__INSTRUCTIONS TO FOLLOW__. Look for the string "with" in the lines and copy each line that has it.

__MATERIAL PROVIDED__.
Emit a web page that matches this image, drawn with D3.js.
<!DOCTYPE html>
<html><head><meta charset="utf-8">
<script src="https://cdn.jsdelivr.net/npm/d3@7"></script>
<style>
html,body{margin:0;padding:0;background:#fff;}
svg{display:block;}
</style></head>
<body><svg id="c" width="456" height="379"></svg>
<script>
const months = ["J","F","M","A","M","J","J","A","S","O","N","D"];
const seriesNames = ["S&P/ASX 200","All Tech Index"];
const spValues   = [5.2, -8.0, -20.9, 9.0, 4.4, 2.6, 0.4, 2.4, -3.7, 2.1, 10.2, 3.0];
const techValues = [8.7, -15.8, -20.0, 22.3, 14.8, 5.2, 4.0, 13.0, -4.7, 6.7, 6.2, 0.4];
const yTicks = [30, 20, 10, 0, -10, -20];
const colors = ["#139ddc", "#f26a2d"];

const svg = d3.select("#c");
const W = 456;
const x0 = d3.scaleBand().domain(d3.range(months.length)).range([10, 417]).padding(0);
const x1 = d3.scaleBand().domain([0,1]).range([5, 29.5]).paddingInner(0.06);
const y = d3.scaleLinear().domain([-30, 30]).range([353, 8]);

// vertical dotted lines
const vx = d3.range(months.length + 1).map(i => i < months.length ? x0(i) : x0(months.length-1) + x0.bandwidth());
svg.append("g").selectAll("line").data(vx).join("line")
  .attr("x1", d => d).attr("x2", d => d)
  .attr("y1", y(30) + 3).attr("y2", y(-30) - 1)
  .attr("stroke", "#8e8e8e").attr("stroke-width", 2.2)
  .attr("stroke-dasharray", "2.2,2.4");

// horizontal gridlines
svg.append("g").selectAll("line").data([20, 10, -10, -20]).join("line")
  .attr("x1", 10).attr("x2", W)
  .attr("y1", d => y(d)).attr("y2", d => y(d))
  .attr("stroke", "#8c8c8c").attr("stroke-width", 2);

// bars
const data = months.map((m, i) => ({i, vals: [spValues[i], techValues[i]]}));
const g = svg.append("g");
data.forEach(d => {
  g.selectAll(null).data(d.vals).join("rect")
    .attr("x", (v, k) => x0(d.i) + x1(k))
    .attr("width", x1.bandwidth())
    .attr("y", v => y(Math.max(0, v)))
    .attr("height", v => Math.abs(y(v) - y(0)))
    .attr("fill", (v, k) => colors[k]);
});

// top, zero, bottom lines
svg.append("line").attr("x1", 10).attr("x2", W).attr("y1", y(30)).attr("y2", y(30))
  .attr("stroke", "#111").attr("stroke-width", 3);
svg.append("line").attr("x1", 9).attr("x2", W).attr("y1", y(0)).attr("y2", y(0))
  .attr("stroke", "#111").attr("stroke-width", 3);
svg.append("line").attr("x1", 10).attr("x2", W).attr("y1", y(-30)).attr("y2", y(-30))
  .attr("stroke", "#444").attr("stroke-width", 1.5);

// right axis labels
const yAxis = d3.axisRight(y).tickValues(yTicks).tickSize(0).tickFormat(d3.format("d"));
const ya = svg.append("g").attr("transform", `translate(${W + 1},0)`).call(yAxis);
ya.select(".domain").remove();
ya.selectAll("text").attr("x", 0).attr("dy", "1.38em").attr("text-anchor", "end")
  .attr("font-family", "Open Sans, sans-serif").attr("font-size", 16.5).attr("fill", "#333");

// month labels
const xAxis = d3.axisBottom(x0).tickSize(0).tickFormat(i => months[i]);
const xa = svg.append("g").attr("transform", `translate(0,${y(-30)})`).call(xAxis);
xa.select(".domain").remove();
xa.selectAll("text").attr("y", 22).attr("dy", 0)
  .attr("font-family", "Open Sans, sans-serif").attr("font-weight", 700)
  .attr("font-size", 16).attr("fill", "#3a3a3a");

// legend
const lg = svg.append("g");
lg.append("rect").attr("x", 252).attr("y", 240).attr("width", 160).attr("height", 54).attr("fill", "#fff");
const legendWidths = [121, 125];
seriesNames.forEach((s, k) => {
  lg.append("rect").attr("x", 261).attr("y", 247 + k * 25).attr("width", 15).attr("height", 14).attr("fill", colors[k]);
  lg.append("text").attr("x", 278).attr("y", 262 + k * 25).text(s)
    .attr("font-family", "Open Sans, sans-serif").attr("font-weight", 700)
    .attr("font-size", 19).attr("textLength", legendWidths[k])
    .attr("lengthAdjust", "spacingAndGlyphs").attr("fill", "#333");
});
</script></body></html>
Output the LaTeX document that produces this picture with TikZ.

__FINAL ANSWER__.
Emit a web page that matches this image, drawn with D3.js.
Output the LaTeX document that produces this picture with TikZ.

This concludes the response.